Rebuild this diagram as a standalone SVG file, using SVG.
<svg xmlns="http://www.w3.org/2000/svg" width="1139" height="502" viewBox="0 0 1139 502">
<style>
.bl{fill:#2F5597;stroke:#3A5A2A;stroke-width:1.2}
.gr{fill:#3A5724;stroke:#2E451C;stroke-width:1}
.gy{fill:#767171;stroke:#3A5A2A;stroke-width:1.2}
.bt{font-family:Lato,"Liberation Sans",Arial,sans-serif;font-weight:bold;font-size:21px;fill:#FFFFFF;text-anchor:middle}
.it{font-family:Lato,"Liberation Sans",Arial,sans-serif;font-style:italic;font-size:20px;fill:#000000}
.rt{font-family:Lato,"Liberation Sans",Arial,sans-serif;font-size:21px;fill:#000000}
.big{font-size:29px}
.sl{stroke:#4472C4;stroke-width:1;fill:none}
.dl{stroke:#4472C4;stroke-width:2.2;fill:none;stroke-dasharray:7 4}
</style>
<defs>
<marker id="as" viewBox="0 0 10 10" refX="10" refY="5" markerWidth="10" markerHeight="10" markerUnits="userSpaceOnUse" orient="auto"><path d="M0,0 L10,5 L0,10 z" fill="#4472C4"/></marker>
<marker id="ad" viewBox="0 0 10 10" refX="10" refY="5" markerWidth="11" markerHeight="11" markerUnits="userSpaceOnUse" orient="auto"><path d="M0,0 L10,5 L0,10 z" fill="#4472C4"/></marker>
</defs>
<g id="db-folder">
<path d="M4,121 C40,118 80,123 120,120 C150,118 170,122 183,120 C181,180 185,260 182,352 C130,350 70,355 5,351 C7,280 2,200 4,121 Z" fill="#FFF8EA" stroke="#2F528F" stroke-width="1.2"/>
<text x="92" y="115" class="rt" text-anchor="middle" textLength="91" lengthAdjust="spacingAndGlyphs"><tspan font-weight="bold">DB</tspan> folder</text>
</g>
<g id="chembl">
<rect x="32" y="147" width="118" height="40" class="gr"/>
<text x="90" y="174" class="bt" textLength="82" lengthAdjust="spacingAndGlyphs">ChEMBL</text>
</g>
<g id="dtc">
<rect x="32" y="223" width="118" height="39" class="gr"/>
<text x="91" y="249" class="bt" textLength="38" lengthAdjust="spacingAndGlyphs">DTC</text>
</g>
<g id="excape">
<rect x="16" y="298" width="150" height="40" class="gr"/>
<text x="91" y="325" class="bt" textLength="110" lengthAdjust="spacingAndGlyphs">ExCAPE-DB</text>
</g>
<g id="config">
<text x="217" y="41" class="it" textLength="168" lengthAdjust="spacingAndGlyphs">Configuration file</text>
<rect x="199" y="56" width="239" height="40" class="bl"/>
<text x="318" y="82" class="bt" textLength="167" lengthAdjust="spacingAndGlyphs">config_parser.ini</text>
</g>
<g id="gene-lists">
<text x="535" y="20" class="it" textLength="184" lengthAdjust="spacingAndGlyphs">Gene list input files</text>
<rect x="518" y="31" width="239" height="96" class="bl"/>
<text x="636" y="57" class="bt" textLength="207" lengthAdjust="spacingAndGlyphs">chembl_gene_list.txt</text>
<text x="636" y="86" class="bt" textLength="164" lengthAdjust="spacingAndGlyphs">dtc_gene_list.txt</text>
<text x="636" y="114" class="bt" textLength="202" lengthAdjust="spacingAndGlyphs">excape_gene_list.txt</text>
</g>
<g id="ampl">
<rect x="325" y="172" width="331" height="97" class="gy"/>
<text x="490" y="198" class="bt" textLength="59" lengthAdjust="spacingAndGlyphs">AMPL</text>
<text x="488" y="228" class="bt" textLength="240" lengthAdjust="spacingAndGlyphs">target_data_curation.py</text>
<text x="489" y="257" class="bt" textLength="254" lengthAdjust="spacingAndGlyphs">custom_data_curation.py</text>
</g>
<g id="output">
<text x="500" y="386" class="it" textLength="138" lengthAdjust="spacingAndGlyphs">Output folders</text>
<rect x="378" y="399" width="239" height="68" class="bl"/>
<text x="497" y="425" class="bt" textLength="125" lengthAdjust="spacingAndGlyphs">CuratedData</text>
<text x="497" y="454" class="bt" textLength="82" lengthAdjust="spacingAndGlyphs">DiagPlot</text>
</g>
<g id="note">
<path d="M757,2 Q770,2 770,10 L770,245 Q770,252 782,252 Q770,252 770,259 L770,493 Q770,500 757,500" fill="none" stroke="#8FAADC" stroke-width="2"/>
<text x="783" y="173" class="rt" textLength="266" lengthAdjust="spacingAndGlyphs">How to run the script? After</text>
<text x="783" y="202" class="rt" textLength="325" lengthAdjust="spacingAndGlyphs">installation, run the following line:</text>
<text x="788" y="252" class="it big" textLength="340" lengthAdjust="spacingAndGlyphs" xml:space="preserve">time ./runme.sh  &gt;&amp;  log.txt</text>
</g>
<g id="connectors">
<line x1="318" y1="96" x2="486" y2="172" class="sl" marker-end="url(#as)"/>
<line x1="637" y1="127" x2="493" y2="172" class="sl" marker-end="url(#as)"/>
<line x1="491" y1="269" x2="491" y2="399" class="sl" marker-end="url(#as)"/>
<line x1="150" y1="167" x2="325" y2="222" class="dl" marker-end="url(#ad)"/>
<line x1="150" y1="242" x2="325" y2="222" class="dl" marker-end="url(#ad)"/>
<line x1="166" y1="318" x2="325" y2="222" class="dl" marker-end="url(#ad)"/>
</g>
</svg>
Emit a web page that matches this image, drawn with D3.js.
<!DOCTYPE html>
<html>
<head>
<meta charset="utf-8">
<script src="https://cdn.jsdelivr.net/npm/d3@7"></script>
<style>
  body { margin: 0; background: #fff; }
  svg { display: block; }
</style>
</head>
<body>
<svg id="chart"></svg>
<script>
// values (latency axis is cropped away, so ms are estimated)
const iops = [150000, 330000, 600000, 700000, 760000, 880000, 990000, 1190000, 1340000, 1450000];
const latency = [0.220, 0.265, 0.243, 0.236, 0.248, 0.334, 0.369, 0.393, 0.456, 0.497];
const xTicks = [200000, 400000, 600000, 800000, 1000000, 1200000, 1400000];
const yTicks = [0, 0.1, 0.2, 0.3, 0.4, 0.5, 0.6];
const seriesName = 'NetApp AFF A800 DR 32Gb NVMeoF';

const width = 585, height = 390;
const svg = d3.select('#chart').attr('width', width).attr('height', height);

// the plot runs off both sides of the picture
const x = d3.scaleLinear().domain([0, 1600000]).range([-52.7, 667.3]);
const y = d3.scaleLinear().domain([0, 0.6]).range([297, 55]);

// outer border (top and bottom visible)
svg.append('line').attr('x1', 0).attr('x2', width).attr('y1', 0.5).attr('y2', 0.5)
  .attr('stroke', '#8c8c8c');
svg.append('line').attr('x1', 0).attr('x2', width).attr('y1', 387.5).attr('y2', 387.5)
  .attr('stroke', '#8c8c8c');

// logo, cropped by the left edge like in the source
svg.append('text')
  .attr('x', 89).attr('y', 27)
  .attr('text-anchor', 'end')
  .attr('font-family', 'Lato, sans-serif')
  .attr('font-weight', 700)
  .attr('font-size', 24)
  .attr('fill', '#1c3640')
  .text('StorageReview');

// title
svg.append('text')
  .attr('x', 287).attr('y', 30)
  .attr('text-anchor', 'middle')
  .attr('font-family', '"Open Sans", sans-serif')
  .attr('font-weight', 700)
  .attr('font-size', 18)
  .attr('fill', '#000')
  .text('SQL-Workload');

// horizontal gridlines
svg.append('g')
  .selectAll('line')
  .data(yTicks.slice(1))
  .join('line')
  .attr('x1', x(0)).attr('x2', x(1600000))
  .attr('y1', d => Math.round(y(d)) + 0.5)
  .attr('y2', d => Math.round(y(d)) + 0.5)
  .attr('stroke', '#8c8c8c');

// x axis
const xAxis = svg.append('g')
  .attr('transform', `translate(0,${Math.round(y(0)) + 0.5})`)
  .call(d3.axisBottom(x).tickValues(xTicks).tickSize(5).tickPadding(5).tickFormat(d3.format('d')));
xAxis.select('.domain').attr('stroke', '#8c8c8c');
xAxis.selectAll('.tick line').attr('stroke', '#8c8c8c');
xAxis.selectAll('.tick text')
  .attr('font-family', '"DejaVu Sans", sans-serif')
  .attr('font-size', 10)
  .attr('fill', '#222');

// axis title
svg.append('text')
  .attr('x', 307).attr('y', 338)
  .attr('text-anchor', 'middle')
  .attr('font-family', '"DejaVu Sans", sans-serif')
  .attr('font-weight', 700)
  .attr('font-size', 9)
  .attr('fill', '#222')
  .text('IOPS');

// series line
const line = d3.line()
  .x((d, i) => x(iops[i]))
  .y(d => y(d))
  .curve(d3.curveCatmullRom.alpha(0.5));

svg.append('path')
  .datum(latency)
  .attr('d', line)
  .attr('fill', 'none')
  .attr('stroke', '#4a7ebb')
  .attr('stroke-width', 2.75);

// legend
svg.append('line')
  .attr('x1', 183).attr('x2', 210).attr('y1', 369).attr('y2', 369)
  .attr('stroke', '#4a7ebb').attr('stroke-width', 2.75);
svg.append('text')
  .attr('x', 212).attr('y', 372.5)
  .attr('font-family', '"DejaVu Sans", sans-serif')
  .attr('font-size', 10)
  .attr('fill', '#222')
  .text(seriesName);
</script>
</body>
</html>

...

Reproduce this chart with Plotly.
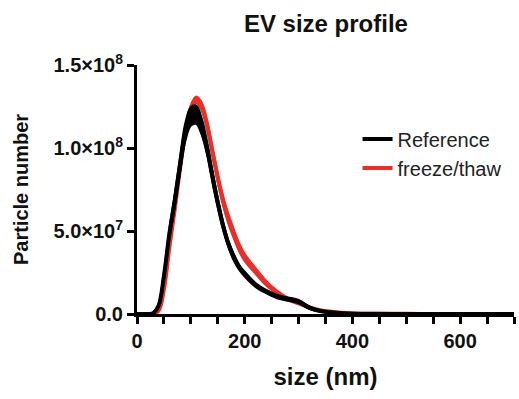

...

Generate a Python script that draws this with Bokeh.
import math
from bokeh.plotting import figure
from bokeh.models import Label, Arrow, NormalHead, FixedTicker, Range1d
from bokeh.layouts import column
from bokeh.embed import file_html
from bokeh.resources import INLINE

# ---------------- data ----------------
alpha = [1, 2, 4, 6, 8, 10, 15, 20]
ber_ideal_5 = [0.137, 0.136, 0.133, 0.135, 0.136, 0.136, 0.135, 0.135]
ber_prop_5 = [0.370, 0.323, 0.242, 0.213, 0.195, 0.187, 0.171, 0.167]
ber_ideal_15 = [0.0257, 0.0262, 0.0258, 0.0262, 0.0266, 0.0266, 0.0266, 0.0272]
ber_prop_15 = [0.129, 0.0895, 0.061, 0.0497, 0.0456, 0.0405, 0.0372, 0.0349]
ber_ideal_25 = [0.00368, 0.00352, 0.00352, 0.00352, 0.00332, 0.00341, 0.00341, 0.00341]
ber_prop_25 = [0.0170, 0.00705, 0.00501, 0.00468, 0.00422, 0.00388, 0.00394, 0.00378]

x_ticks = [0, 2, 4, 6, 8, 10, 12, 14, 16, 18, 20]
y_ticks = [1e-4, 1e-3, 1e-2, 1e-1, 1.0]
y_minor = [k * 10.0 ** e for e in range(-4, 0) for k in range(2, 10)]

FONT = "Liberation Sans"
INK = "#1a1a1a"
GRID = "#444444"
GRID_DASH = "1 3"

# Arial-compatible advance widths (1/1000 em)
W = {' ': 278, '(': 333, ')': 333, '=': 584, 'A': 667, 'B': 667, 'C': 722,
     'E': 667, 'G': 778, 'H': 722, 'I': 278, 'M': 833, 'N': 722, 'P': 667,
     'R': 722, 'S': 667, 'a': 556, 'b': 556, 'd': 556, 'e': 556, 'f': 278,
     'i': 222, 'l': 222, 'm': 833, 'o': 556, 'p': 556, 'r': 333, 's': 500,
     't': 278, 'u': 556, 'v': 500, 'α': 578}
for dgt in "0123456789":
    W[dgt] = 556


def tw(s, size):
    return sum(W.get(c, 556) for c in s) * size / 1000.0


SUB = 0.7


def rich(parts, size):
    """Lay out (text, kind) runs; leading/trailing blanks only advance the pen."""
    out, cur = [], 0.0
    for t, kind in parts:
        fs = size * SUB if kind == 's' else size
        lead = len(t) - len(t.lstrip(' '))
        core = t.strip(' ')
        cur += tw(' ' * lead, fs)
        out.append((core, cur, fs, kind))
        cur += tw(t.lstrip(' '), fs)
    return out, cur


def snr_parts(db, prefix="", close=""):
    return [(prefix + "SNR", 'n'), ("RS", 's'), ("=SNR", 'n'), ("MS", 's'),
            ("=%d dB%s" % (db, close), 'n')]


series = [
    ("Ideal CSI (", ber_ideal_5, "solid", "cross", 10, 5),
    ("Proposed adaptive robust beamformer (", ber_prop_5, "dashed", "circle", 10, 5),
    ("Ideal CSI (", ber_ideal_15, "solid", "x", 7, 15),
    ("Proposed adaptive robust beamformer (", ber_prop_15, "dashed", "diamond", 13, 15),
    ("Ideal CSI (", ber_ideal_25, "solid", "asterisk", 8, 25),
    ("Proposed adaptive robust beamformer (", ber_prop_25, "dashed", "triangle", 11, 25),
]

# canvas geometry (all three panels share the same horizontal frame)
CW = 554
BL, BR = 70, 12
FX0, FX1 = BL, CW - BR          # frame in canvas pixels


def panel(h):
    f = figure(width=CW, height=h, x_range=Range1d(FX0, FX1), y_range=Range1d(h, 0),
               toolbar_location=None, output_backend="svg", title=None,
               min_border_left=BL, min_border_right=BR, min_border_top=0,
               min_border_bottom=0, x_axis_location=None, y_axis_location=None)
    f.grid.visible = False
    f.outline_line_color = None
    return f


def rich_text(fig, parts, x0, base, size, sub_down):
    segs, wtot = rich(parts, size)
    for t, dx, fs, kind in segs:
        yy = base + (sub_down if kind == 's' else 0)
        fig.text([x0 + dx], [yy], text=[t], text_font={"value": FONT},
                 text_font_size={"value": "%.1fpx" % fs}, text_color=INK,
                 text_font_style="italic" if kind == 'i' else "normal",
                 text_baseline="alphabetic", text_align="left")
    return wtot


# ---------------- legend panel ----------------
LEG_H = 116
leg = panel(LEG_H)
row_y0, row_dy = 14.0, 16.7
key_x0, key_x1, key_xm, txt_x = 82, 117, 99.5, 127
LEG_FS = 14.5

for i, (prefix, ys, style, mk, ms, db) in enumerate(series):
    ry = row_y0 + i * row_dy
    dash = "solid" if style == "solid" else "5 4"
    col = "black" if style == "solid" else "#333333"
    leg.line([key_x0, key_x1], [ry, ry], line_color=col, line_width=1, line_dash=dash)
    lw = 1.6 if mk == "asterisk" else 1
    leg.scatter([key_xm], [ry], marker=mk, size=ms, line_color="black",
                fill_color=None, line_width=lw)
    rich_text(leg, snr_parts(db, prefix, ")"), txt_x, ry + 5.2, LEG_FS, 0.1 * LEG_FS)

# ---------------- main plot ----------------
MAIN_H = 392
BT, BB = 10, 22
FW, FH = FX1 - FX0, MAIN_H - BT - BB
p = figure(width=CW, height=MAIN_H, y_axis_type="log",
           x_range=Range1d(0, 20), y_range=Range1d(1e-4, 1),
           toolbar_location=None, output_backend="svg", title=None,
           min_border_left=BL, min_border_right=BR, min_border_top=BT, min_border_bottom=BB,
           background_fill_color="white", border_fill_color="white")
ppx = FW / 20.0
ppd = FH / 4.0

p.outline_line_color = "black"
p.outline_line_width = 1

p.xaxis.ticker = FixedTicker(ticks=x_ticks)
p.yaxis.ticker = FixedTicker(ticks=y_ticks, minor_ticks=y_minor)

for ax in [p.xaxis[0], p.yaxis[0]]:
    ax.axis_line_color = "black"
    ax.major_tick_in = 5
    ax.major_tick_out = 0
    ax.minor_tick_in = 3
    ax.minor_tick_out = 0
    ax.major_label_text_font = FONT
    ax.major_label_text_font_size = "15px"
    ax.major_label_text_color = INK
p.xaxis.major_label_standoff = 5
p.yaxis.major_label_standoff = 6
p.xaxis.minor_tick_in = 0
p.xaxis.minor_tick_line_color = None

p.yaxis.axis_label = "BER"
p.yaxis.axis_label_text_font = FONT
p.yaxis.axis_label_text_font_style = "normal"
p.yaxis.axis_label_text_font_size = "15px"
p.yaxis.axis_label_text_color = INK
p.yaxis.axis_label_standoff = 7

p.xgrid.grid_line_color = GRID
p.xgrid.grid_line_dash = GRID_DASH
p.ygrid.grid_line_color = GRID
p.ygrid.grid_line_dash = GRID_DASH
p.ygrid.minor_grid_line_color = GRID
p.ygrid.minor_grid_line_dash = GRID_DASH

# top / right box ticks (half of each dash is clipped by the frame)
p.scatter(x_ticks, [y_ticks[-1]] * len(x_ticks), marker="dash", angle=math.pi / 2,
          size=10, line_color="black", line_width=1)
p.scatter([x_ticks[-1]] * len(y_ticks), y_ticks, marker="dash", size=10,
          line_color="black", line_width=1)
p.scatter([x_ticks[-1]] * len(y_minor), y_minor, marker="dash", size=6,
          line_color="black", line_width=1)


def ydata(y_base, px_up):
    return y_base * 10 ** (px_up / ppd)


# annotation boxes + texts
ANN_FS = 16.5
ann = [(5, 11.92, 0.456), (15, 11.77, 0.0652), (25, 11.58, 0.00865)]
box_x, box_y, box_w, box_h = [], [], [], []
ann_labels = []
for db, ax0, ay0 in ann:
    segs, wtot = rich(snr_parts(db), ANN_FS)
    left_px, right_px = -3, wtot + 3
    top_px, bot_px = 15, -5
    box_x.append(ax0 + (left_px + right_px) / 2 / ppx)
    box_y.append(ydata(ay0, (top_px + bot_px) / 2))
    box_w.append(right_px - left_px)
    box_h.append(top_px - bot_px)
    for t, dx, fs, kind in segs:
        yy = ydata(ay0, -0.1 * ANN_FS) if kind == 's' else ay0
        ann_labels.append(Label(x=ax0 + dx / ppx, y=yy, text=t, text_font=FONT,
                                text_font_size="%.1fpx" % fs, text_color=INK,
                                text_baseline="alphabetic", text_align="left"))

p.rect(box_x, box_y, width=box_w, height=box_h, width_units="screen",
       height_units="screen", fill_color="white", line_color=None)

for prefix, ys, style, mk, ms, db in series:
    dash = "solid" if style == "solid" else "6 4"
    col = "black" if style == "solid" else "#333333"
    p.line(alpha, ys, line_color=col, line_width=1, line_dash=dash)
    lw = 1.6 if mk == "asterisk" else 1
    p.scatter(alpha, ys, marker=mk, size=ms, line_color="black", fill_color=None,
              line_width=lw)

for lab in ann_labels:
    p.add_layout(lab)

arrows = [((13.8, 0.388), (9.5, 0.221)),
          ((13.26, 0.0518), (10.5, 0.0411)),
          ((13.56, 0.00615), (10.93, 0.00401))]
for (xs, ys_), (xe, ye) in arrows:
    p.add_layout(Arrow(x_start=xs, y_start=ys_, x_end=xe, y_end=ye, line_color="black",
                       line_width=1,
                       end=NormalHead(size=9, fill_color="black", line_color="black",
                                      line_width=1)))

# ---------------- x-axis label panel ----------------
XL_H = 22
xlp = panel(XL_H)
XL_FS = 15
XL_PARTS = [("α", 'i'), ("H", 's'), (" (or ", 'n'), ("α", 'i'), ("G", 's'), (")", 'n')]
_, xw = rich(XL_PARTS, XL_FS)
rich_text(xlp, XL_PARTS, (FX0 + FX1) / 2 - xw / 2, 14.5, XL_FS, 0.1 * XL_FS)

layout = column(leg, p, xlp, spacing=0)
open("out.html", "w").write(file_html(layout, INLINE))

--- AIM ---
Set down exactly the lines from the line that contains "Generate a Python" to the line that contains "from bokeh.resources import INLINE", both lines included, and nothing more.

--- TASK SOLUTION ---
Generate a Python script that draws this with Bokeh.
import math
from bokeh.plotting import figure
from bokeh.models import Label, Arrow, NormalHead, FixedTicker, Range1d
from bokeh.layouts import column
from bokeh.embed import file_html
from bokeh.resources import INLINE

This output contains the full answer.